Eighteen years later I still feel the same way.  While the book has attracted an international readership and its ageless theme of men and women against the sea, of courage in the face of seemingly insuperable obstacles, is universal, its local focus is what still makes it memorable.
The Perfect Storm is a profoundly Gloucester book.  It tells a local story about indigenous people.  It evokes a time and a place in Gloucester’s history.  It is told with precision and candor.  And it doesn’t romanticize the maritime life or mythologize its participants.  Books about the sea often tend to do this, especially if they are fictive.  Melville’s notably did not; neither did Conrad’s or Richard Hughes’.
Closer to home, I find the stories of James B. Connolly, who wrote so prolifically about the lives of Gloucester fishermen, less easy to read than when I was younger.  In contrast, Joe Garland’s books have seemed to ripen with age, as I believe the republication of Lone Voyager in 2000 by Simon and Schuster amply demonstrates.  Connolly’s penchant for “salty” lingo over straight talk has reached the end of its shelf life, while Garland’s Yankee astringency still seems exactly right for its subject.
Yet Connolly, who wrote in The Book of the Gloucester Fishermen (1927) that he’d sailed with Gloucestermen “to the fishing banks, loafed with them ashore, sat with them in their homes,” set a standard for writing about the maritime life here that later writers had to measure up to, including Garland and Kim Bartlett, whose The Finest Kind (1977) is the best account we have of our Italian fleet.  Both succeeded, and beautifully.  As did Geoffrey Moorhouse, an English writer who moved to Gloucester in the 1970s, fished here, and produced his semi-fictional The Boat and the Town,(1979), which documents the pressures on the industry before the establishment of the 200 mile limit, while presenting Gloucester, in the author’s words, as “a paradigm of all the fishing communities in the world.”
These texts, whether he had read them or not, were the models that Sebastian Junger had to write The Perfect Stormagainst, if only in the minds of those natives who knew and lived them.

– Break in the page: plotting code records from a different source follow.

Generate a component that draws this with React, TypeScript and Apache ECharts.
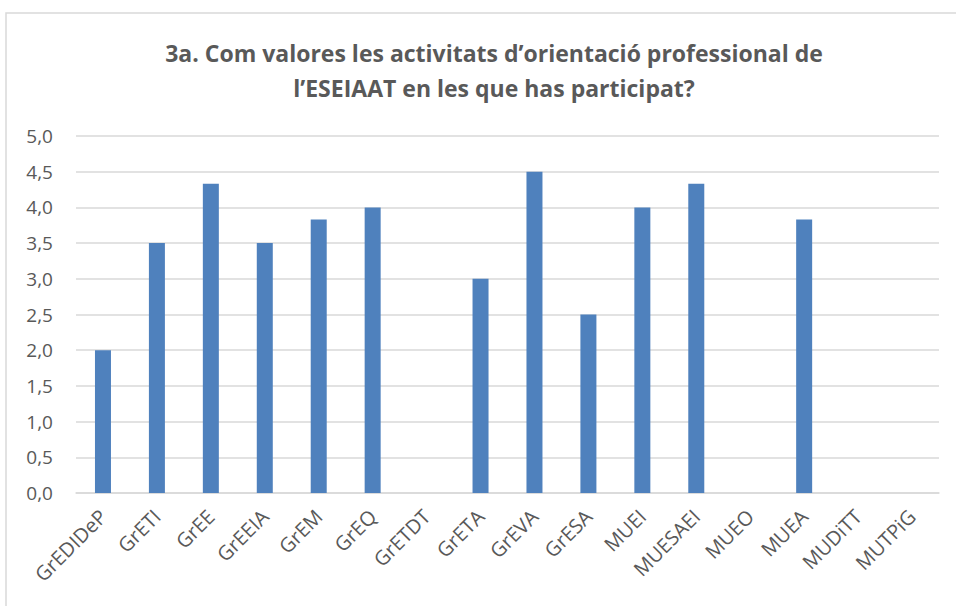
import React, { useEffect, useRef } from "react";
import * as echarts from "echarts";

const categories = ["GrEDIDeP", "GrETI", "GrEE", "GrEEIA", "GrEM", "GrEQ", "GrETDT", "GrETA", "GrEVA", "GrESA", "MUEI", "MUESAEI", "MUEO", "MUEA", "MUDiTT", "MUTPiG"];
const values = [2.0, 3.5, 4.33, 3.5, 3.83, 4.0, 0, 3.0, 4.5, 2.5, 4.0, 4.33, 0, 3.83, 0, 0];
const titleLines = ["3a. Com valores les activitats d’orientació professional de", "l’ESEIAAT en les que has participat?"];

export default function App() {
  const ref = useRef<HTMLDivElement>(null);
  useEffect(() => {
    const chart = echarts.init(ref.current!, null, { renderer: "svg" });
    chart.setOption({
      animation: false,
      backgroundColor: "#ffffff",
      graphic: [
        {
          type: "rect",
          shape: { x: 6, y: 13, width: 970, height: 620 },
          style: { fill: "none", stroke: "#d9d9d9", lineWidth: 1.5 },
          silent: true,
        },
      ],
      title: {
        text: titleLines.join("\n"),
        left: 489,
        textAlign: "center",
        top: 30,
        textStyle: {
          fontFamily: "Open Sans",
          fontWeight: "bold",
          fontSize: 23,
          lineHeight: 35,
          color: "#595959",
        },
      },
      grid: { left: 76, right: 17, top: 136, bottom: 113 },
      xAxis: {
        type: "category",
        data: categories,
        axisLine: { lineStyle: { color: "#d9d9d9", width: 1.5 } },
        axisTick: { show: false },
        axisLabel: {
          rotate: 45,
          interval: 0,
          fontFamily: "Open Sans",
          fontSize: 20,
          color: "#595959",
          margin: 20,
        },
      },
      yAxis: {
        type: "value",
        min: 0,
        max: 5,
        interval: 0.5,
        axisLine: { show: false },
        axisTick: { show: false },
        splitLine: { lineStyle: { color: "#d9d9d9", width: 1.5 } },
        axisLabel: {
          fontFamily: "Open Sans",
          fontSize: 19,
          color: "#595959",
          margin: 23,
          formatter: (v: number) => v.toFixed(1).replace(".", ","),
        },
      },
      series: [
        {
          type: "bar",
          data: values,
          barWidth: 16,
          itemStyle: { color: "#4f81bd" },
        },
      ],
    });
    return () => chart.dispose();
  }, []);
  return <div ref={ref} style={{ width: 956, height: 606, position: "absolute", left: 0, top: 0 }} />;
}
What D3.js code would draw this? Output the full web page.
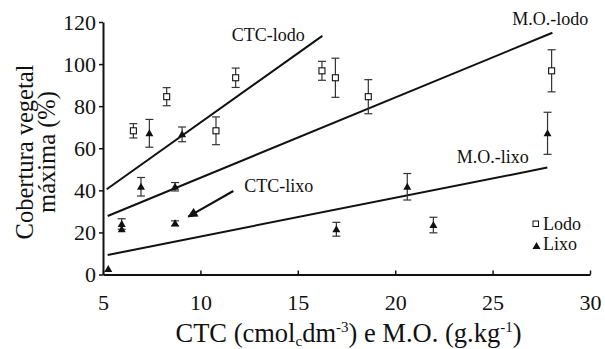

Are these books, including Junger’s, enough to create a local tradition of writing about the sea?  And is The Perfect Storm part of that company?  In each case, the author has either lived or spent significant time here.  Connolly and Garland had the deepest roots, though Bartlett worked as the Gloucester Times’ waterfront reporter and fished alongside of his subjects.  Junger lived here, too, emerging with a finer understanding of life ashore than many natives.
In 2010, John Morris, the grandson of a dory fisherman lost at sea, published what may well be the definitive history of dory fishing, Alone at Sea: Gloucester in the Age of Dorymen, 1623-1939.  Of this major contribution to Gloucester writing about the sea, Joe Garland wrote:
“John Morris is about to tell you all there is to be told about Gloucestermen and their wives and widows and fatherless kids, and ways of life, and of death by the thousands, of good times and of bad, in a masterpiece that’s been waiting for generations to be told.”
We are fortunate in Gloucester that as this community has evolved there have been people to document in gripping prose the extraordinary quality of its life, what it means, what we stand for, what we must preserve.  In Sebastian Junger’s words, “I love this town, and I really hope that the fishing industry recuperates because that’s the heart of this town.  It isn’t tourism.  It’s not light industry.  It’s fishing, and it would really be a tragedy if business by business, boat by boat, that gets chipped away.”
Junger said this in a 1998 Boston Globeinterview and his words are just as relevant today.  In fact, they speak to our condition even more powerfully.